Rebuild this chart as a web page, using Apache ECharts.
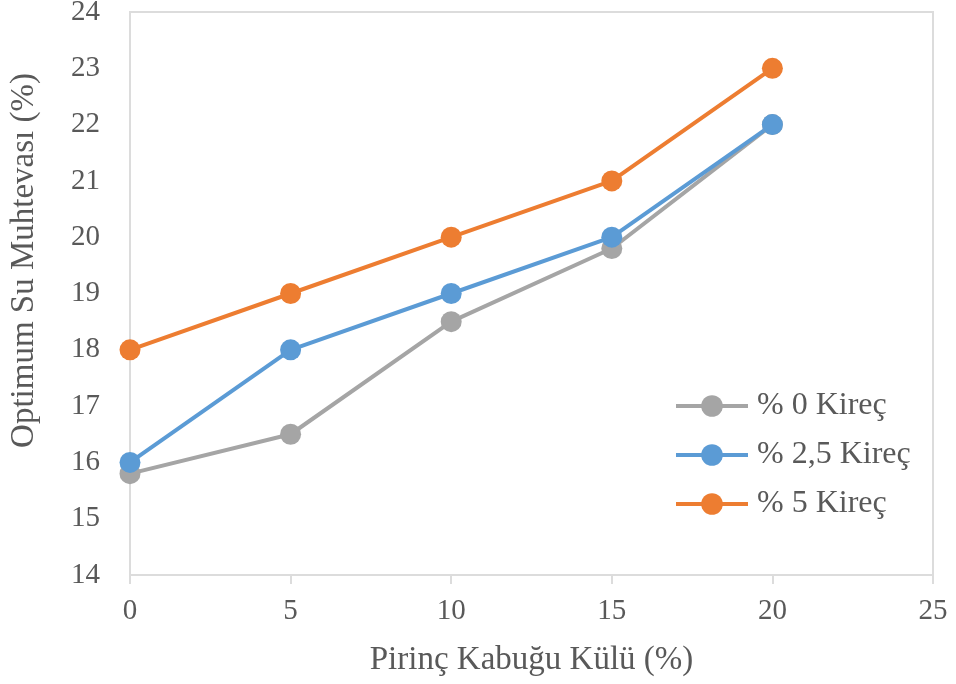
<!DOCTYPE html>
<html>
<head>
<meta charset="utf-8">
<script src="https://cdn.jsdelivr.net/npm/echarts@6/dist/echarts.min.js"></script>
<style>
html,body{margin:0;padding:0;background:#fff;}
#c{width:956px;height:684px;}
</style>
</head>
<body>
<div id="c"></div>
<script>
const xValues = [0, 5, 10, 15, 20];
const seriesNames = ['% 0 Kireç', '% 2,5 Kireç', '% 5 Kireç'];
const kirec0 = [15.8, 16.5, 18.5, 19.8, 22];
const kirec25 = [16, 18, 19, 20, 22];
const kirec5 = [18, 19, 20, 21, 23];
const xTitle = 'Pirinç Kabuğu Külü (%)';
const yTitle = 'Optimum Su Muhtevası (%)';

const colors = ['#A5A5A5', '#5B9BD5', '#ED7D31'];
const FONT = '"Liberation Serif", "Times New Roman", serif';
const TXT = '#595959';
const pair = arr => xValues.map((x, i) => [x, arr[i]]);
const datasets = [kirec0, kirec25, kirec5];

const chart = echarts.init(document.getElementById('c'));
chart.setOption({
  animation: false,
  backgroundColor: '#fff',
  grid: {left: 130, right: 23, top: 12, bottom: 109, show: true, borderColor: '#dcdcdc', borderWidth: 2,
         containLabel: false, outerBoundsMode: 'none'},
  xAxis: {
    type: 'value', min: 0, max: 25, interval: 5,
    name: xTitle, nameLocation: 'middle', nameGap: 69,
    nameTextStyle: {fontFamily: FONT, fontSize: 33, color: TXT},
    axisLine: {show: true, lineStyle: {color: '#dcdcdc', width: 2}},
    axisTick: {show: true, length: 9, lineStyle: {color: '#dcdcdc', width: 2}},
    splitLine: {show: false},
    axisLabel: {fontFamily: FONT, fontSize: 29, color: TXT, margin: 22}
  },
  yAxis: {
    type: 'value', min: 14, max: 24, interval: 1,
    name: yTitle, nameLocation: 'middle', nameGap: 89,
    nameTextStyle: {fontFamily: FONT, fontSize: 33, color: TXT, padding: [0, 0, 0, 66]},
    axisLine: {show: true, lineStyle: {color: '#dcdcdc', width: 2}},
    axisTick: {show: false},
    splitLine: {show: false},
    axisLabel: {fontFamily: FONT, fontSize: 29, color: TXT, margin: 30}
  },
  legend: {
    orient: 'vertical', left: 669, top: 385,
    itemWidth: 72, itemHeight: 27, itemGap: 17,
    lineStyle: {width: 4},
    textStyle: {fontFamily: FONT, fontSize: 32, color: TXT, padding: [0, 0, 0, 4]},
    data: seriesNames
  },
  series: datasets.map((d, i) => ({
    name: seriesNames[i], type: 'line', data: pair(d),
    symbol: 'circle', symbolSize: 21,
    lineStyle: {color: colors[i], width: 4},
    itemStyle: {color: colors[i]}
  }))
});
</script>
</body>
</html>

Given instruction
Leave out any pictures and return exactly the lines from the beginning of the data through the line with "const datasets = [kirec0, kirec25, kirec5];", inclusive.

Expected answer
Rebuild this chart as a web page, using Apache ECharts.
<!DOCTYPE html>
<html>
<head>
<meta charset="utf-8">
<script src="https://cdn.jsdelivr.net/npm/echarts@6/dist/echarts.min.js"></script>
<style>
html,body{margin:0;padding:0;background:#fff;}
#c{width:956px;height:684px;}
</style>
</head>
<body>
<div id="c"></div>
<script>
const xValues = [0, 5, 10, 15, 20];
const seriesNames = ['% 0 Kireç', '% 2,5 Kireç', '% 5 Kireç'];
const kirec0 = [15.8, 16.5, 18.5, 19.8, 22];
const kirec25 = [16, 18, 19, 20, 22];
const kirec5 = [18, 19, 20, 21, 23];
const xTitle = 'Pirinç Kabuğu Külü (%)';
const yTitle = 'Optimum Su Muhtevası (%)';

const colors = ['#A5A5A5', '#5B9BD5', '#ED7D31'];
const FONT = '"Liberation Serif", "Times New Roman", serif';
const TXT = '#595959';
const pair = arr => xValues.map((x, i) => [x, arr[i]]);
const datasets = [kirec0, kirec25, kirec5];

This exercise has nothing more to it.